Below are the records. Count the lines containing the string "this", and reply with the number alone.

Plotting code records
## START

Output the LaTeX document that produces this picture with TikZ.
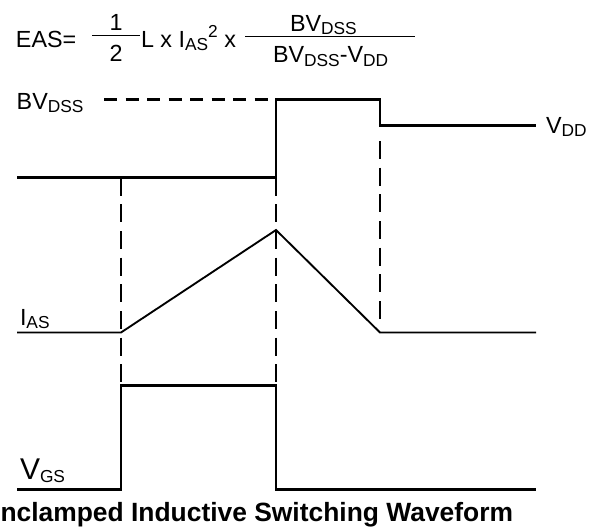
\documentclass[tikz,border=0pt]{standalone}
\usepackage{fontspec}
\setmainfont{Liberation Sans}
\newcommand{\lblfont}{\fontsize{17.5}{20}\selectfont}
\newcommand{\sbs}[1]{\raisebox{-2.5pt}{\fontsize{13}{14}\selectfont #1}}
\newcommand{\sps}[1]{\raisebox{7.5pt}{\fontsize{13}{14}\selectfont #1}}
\begin{document}
\begin{tikzpicture}[x=0.75pt,y=-0.75pt,
  txt/.style={inner sep=0pt, outer sep=0pt, font=\lblfont},
  wave/.style={line width=2.1pt, line join=miter},
  thinwave/.style={line width=1.4pt, line join=miter},
  guide/.style={line width=2pt, dash pattern=on 13.5pt off 6.5pt},
  hguide/.style={line width=2.1pt, dash pattern=on 9.75pt off 6.4pt},
  fbar/.style={line width=1.1pt}]
\useasboundingbox (0,0) rectangle (602,529);

% ---------- formula ----------
\node[txt, anchor=base west] (eas) at (16,47.3) {EAS=};
\node[txt, anchor=base] (one) at (116,30.7) {1};
\node[txt, anchor=base] (two) at (116,61) {2};
\coordinate (fb1l) at (92,35.7);
\coordinate (fb1r) at (140,35.7);
\draw[fbar] (fb1l) -- (fb1r);
\node[txt, anchor=base west] (mid) at (141,47.3) {L x I\sbs{AS}\sps{2} x};
\node[txt, anchor=base west] (num) at (290,31) {BV\sbs{DSS}};
\node[txt, anchor=base west] (den) at (273,62.7) {BV\sbs{DSS}-V\sbs{DD}};
\coordinate (fb2l) at (245,36.7);
\coordinate (fb2r) at (415,36.7);
\draw[fbar] (fb2l) -- (fb2r);

% ---------- V_DS waveform ----------
\coordinate (a0) at (17,177.7);
\coordinate (a1) at (276,177.7);
\coordinate (a2) at (276,99.3);
\coordinate (a3) at (380,99.3);
\coordinate (a4) at (380,125.7);
\coordinate (a5) at (536,125.7);
\coordinate (bv0) at (104,99.3);
\draw[hguide] (bv0) -- (a2);
\draw[wave] (a0) -- (a1) -- (a2) -- (a3) -- (a4) -- (a5);
\node[txt, anchor=base west] (bvl) at (16.7,109.3) {BV\sbs{DSS}};
\node[txt, anchor=base west] (vddl) at (546,133) {V\sbs{DD}};

% ---------- I_AS waveform ----------
\coordinate (i0) at (17,332.5);
\coordinate (i1) at (121,332.5);
\coordinate (i2) at (276,230);
\coordinate (i3) at (380,332.5);
\coordinate (i4) at (536,332.5);
\draw[thinwave] (i0) -- (i1) -- (i2) -- (i3) -- (i4);
\node[txt, anchor=base west] (ial) at (20,325) {I\sbs{AS}};

% ---------- V_GS waveform ----------
\coordinate (g0) at (17,489.3);
\coordinate (g1) at (121,489.3);
\coordinate (g2) at (121,385.5);
\coordinate (g3) at (276,385.5);
\coordinate (g4) at (276,489.3);
\coordinate (g5) at (536,489.3);
\draw[wave] (g0) -- (g1) -- (g2) -- (g3) -- (g4) -- (g5);
\node[txt, anchor=base west, font=\fontsize{22.5}{24}\selectfont] (vgsl) at (20,479.3) {V\sbs{GS}};

% ---------- dashed guides ----------
\coordinate (d1e) at (121,383);
\coordinate (d2e) at (276,383);
\coordinate (d3s) at (380,141);
\coordinate (d3e) at (380,325);
\draw[guide] (a0 -| i1) -- (d1e);
\draw[guide] (a1) -- (d2e);
\draw[guide] (d3s) -- (d3e);

% ---------- caption ----------
\node[txt, anchor=base east, font=\bfseries\fontsize{19.8}{22}\selectfont] (cap) at (513,521) {Unclamped Inductive Switching Waveform};
\end{tikzpicture}
\end{document}
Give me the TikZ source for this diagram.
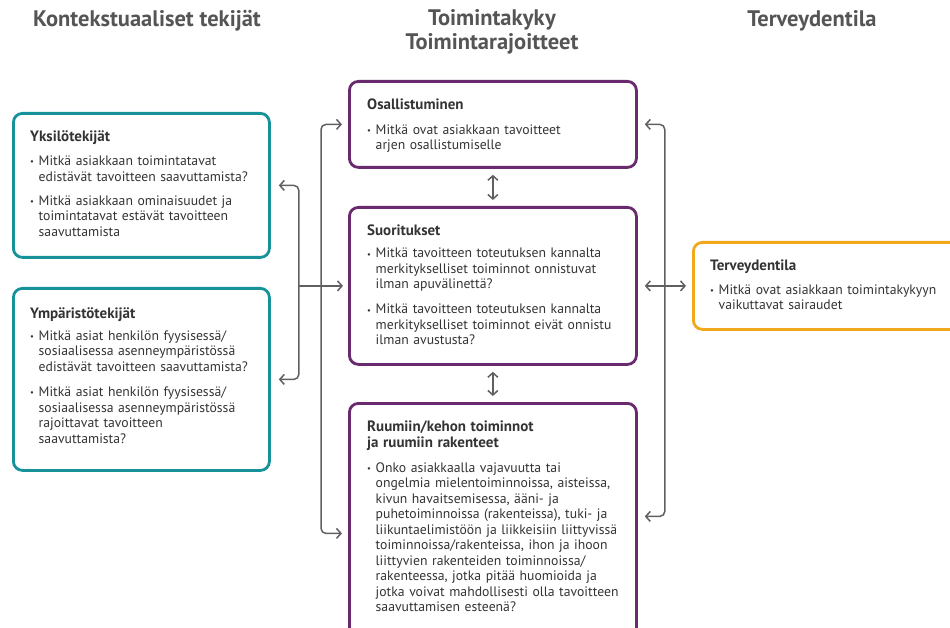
\documentclass[tikz,border=0pt]{standalone}
\usepackage{fontspec}
\setmainfont{PT Sans}
\usetikzlibrary{arrows.meta}
\definecolor{tealc}{HTML}{17919A}
\definecolor{purpc}{HTML}{6A2A6E}
\definecolor{oranc}{HTML}{F2A81D}
\definecolor{titlec}{HTML}{555555}
\definecolor{txtc}{HTML}{333333}
\definecolor{connc}{HTML}{606060}
\newcommand\bul{\makebox[8.5pt][l]{\raisebox{0.8pt}{\fontsize{8.5}{8}\selectfont\textbullet}}}
\newcommand\ind{\hspace*{8.5pt}}
\newcommand\hd[1]{{\bfseries\fontsize{15}{15}\selectfont #1}}
\begin{document}
\begin{tikzpicture}[x=1pt,y=-1pt,
  boxc/.style={draw, line width=2.8pt, rounded corners=9pt, anchor=north west, inner sep=0pt},
  txtnode/.style={anchor=north west, inner sep=0pt, text width=300pt, align=left, text=txtc, font=\fontsize{13.7}{15.5}\selectfont},
  titlen/.style={font=\fontsize{22.5}{24}\selectfont\bfseries, text=titlec, align=center},
  conn/.style={draw=connc, line width=1.5pt, rounded corners=5pt},
  tip/.tip={Straight Barb[length=4.5pt,width=10pt,line width=1.5pt]}
]
\useasboundingbox (0,0) rectangle (950,628);

% titles
\node[titlen] (t1) at (147,21) {Kontekstuaaliset tekijät};
\node[titlen] (t2) at (492,32) {Toimintakyky\\Toimintarajoitteet};
\node[titlen] (t3) at (812,21) {Terveydentila};

% boxes
\node[boxc, draw=tealc, minimum width=256pt, minimum height=144pt] (yks) at (12,112) {};
\node[boxc, draw=tealc, minimum width=256pt, minimum height=182pt] (ymp) at (12,287) {};
\node[boxc, draw=purpc, minimum width=287pt, minimum height=86pt] (osal) at (348,80) {};
\node[boxc, draw=purpc, minimum width=287pt, minimum height=157pt] (suor) at (348,206) {};
\node[boxc, draw=purpc, minimum width=287pt, minimum height=260pt] (ruum) at (348,402) {};
\node[boxc, draw=oranc, minimum width=270pt, minimum height=87pt] (terv) at (692,241) {};

% texts
\node[txtnode] (yksT) at ([xshift=18pt,yshift=-18pt]yks.north west) {%
\hd{Yksilötekijät}\\[9pt]
\bul Mitkä asiakkaan toimintatavat\\
\ind edistävät tavoitteen saavuttamista?\\[8.5pt]
\bul Mitkä asiakkaan ominaisuudet ja\\
\ind toimintatavat estävät tavoitteen\\
\ind saavuttamista};

\node[txtnode] (ympT) at ([xshift=18pt,yshift=-20pt]ymp.north west) {%
\hd{Ympäristötekijät}\\[6.5pt]
\bul Mitkä asiat henkilön fyysisessä/\\
\ind sosiaalisessa asenneympäristössä\\
\ind edistävät tavoitteen saavuttamista?\\[10pt]
\bul Mitkä asiat henkilön fyysisessä/\\
\ind sosiaalisessa asenneympäristössä\\
\ind rajoittavat tavoitteen\\
\ind saavuttamista?};

\node[txtnode] (osalT) at ([xshift=19pt,yshift=-19pt]osal.north west) {%
\hd{Osallistuminen}\\[9pt]
\bul Mitkä ovat asiakkaan tavoitteet\\
\ind arjen osallistumiselle};

\node[txtnode] (suorT) at ([xshift=19pt,yshift=-19pt]suor.north west) {%
\hd{Suoritukset}\\[6.5pt]
\bul Mitkä tavoitteen toteutuksen kannalta\\
\ind merkitykselliset toiminnot onnistuvat\\
\ind ilman apuvälinettä?\\[9.5pt]
\bul Mitkä tavoitteen toteutuksen kannalta\\
\ind merkitykselliset toiminnot eivät onnistu\\
\ind ilman avustusta?};

\node[txtnode] (ruumT) at ([xshift=19pt,yshift=-19pt]ruum.north west) {%
\hd{Ruumiin/kehon toiminnot}\\[0.5pt]
\hd{ja ruumiin rakenteet}\\[9pt]
\bul Onko asiakkaalla vajavuutta tai\\
\ind ongelmia mielentoiminnoissa, aisteissa,\\
\ind kivun havaitsemisessa, ääni- ja\\
\ind puhetoiminnoissa (rakenteissa), tuki- ja\\
\ind liikuntaelimistöön ja liikkeisiin liittyvissä\\
\ind toiminnoissa/rakenteissa, ihon ja ihoon\\
\ind liittyvien rakenteiden toiminnoissa/\\
\ind rakenteessa, jotka pitää huomioida ja\\
\ind jotka voivat mahdollisesti olla tavoitteen\\
\ind saavuttamisen esteenä?};

\node[txtnode] (tervT) at ([xshift=18pt,yshift=-19pt]terv.north west) {%
\hd{Terveydentila}\\[8pt]
\bul Mitkä ovat asiakkaan toimintakykyyn\\
\ind vaikuttavat sairaudet};

% connectors
\draw[conn, {tip}-{tip}] ([xshift=8pt]yks.east) -- ([xshift=28pt]yks.east) -- ([xshift=28pt]ymp.east) -- ([xshift=8pt]ymp.east);
\draw[conn, -{tip}] ([xshift=28pt]yks.east |- suor.west) -- ([xshift=-5pt]suor.west);
\draw[conn, {tip}-{tip}] ([xshift=-6pt]osal.west) -- ([xshift=-27pt]osal.west) -- ([xshift=-27pt]ruum.west) -- ([xshift=-6pt]ruum.west);
\draw[conn, {tip}-{tip}] ([xshift=7pt]osal.east) -- ([xshift=27pt]osal.east) -- ([xshift=27pt,yshift=17pt]ruum.east) -- ([xshift=7pt,yshift=17pt]ruum.east);
\draw[conn, {tip}-{tip}] ([xshift=7pt]suor.east) -- ([xshift=-6pt]terv.west);
\draw[conn, {tip}-{tip}] ([yshift=-6pt]osal.south) -- ([yshift=6pt]suor.north);
\draw[conn, {tip}-{tip}] ([yshift=-6pt]suor.south) -- ([yshift=6pt]ruum.north);
\end{tikzpicture}
\end{document}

## END

## [Response]
2